(TASK OBJECTIVE):
Select the lines below containing the word "chart".

(DATASET SECTION):
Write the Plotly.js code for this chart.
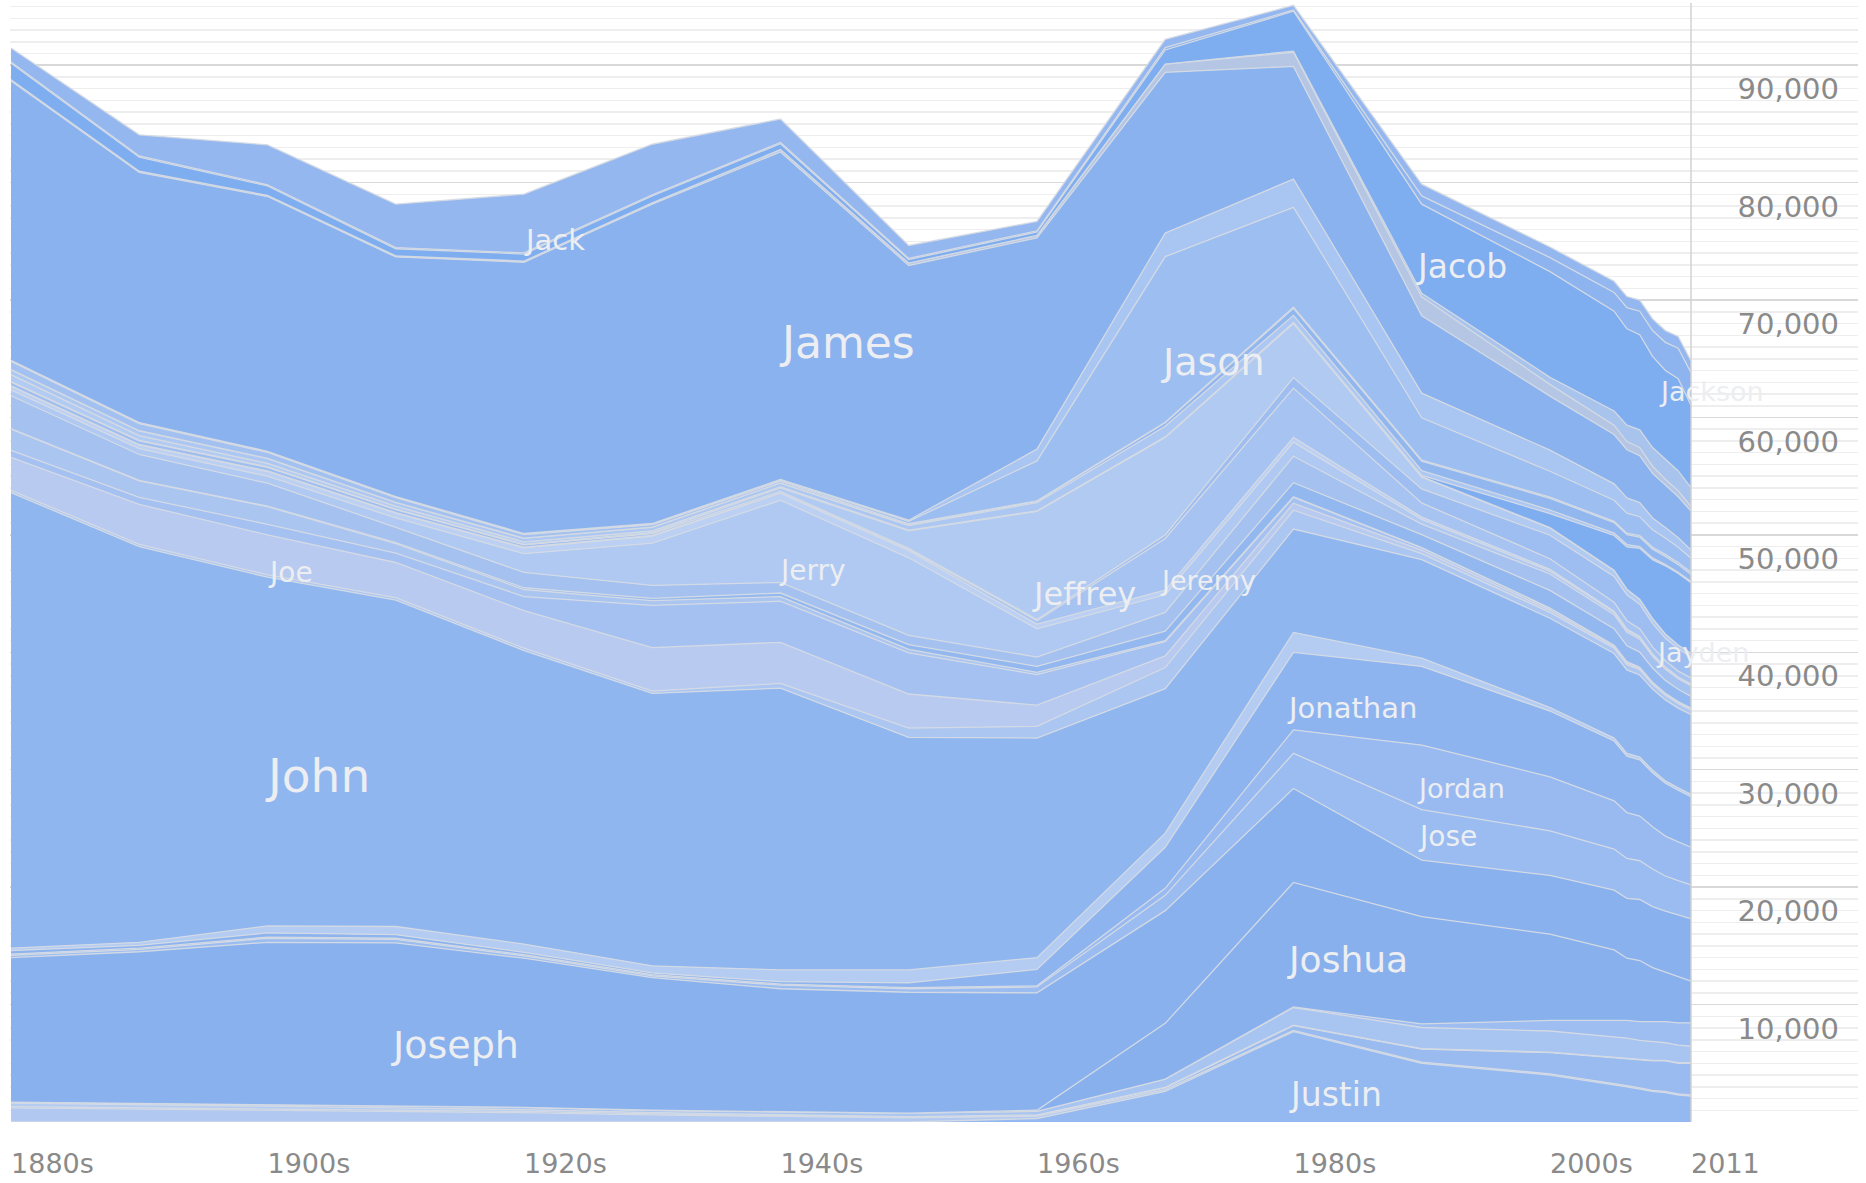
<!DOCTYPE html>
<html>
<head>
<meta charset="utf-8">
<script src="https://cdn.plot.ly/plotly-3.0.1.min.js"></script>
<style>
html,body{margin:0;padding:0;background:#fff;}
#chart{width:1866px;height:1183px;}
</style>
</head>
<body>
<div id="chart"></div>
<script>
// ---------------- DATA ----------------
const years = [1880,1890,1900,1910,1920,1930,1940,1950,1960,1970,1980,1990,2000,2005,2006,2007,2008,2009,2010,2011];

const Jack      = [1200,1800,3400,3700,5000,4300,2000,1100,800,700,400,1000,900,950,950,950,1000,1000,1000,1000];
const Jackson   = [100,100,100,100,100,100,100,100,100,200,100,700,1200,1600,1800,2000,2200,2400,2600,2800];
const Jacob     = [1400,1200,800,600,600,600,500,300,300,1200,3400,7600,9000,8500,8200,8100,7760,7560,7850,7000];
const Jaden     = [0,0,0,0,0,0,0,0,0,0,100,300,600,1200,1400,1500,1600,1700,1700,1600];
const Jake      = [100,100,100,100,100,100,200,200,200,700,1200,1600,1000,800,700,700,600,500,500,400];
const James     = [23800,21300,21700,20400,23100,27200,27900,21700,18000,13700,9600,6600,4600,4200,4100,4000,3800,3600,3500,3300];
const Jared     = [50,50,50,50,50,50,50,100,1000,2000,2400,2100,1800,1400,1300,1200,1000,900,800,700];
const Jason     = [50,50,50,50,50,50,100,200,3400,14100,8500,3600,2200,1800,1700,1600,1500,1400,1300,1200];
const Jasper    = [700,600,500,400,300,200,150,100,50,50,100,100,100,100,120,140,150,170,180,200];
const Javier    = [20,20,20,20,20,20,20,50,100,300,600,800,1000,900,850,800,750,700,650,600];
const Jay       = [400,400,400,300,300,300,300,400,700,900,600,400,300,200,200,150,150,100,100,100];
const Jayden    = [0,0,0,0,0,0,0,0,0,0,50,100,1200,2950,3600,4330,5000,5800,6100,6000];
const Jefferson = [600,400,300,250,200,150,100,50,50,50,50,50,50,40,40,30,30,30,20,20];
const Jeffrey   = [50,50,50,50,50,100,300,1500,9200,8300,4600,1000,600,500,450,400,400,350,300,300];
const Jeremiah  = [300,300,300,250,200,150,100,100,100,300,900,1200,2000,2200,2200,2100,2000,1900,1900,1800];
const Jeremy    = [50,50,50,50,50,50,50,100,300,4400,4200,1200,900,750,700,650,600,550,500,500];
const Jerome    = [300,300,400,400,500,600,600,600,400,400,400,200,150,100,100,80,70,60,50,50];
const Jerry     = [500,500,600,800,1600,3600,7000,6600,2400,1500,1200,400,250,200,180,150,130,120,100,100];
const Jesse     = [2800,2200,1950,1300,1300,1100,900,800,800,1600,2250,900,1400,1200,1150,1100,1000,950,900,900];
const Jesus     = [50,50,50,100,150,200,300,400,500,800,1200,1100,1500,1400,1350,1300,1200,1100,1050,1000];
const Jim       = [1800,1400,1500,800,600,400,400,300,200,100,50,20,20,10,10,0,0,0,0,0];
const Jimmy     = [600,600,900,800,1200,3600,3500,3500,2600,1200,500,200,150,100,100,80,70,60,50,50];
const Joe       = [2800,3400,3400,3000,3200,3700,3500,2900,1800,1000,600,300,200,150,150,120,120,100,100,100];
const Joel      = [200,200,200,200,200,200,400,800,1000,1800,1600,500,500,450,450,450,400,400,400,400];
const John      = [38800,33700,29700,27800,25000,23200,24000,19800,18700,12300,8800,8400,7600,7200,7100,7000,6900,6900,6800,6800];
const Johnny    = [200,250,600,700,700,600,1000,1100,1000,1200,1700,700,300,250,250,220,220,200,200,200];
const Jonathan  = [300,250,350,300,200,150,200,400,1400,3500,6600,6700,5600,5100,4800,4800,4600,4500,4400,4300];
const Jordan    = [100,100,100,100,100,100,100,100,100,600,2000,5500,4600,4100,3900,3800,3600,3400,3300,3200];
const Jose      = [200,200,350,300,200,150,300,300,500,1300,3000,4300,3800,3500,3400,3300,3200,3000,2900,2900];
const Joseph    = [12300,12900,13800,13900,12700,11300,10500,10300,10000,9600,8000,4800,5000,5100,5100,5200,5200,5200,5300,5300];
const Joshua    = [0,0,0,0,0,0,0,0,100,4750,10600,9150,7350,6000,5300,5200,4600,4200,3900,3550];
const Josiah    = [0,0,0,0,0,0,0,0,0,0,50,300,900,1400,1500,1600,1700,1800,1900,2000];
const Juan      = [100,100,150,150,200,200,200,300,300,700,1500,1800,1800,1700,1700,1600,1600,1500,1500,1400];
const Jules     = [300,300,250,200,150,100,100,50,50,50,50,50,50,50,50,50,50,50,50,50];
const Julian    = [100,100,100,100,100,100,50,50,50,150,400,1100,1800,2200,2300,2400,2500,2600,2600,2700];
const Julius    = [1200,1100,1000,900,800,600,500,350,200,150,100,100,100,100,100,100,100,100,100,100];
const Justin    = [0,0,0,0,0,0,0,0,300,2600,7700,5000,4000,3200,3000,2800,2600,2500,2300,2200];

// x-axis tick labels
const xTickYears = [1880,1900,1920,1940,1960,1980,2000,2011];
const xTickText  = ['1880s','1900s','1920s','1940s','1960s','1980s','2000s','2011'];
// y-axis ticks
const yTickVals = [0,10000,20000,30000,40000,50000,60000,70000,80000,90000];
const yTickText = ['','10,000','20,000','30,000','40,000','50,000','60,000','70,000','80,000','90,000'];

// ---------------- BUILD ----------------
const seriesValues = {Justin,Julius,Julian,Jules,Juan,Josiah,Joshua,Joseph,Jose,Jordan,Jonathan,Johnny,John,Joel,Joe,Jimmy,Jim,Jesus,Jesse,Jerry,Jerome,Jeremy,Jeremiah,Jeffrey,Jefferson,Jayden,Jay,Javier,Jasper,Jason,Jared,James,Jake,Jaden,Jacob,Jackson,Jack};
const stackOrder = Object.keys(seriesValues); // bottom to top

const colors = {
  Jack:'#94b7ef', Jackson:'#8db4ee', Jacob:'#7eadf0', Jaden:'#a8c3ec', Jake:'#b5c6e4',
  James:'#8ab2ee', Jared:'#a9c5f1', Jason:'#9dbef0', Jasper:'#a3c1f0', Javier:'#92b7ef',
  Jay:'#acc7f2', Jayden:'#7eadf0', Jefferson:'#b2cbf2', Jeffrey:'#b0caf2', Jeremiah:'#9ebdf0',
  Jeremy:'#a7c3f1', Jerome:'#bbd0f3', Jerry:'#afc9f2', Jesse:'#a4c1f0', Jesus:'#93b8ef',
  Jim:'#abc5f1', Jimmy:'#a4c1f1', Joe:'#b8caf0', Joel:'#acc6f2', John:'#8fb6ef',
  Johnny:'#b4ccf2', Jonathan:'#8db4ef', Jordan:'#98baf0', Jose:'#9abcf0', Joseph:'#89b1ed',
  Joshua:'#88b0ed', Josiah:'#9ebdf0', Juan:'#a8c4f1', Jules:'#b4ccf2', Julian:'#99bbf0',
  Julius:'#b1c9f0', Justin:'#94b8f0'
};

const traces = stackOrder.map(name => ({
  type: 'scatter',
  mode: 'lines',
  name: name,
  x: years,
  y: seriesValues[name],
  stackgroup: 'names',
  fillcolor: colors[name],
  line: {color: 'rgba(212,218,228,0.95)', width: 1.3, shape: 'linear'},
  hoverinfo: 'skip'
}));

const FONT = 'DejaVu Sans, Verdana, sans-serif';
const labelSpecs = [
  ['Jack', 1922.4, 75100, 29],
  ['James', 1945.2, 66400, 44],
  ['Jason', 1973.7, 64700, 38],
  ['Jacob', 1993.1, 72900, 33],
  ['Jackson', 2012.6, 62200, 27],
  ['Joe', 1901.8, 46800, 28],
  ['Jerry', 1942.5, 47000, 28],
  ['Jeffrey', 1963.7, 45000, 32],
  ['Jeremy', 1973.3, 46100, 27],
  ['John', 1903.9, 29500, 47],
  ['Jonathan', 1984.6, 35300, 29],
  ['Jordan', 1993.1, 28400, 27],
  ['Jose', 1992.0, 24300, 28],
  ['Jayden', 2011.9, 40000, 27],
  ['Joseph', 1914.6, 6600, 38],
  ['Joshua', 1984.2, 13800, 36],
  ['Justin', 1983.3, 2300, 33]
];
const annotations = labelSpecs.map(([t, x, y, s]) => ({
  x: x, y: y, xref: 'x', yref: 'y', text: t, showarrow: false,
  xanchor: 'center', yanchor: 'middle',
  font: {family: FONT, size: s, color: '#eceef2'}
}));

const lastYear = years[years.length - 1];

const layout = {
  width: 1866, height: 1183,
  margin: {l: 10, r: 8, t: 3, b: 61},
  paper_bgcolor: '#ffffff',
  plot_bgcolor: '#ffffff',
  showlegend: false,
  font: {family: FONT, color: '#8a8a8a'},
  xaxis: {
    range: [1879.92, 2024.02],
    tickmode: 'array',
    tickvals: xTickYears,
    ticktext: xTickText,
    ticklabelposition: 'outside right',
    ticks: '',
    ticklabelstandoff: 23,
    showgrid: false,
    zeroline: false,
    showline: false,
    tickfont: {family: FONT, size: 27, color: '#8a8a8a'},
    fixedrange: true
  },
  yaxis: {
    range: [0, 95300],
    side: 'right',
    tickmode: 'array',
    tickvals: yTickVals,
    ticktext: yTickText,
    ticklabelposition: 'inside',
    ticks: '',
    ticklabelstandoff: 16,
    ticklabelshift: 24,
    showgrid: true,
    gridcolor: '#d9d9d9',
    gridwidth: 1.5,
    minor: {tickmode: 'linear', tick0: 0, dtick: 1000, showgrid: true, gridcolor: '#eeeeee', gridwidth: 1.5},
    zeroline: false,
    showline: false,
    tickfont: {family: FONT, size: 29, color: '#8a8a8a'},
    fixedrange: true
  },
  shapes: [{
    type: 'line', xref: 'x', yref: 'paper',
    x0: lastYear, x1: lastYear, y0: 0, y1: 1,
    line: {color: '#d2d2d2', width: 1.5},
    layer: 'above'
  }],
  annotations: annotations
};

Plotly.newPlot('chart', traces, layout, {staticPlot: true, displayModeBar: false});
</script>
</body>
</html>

(SOLUTION TO THIS PROBLEM):
Write the Plotly.js code for this chart.
#chart{width:1866px;height:1183px;}
<div id="chart"></div>
Plotly.newPlot('chart', traces, layout, {staticPlot: true, displayModeBar: false});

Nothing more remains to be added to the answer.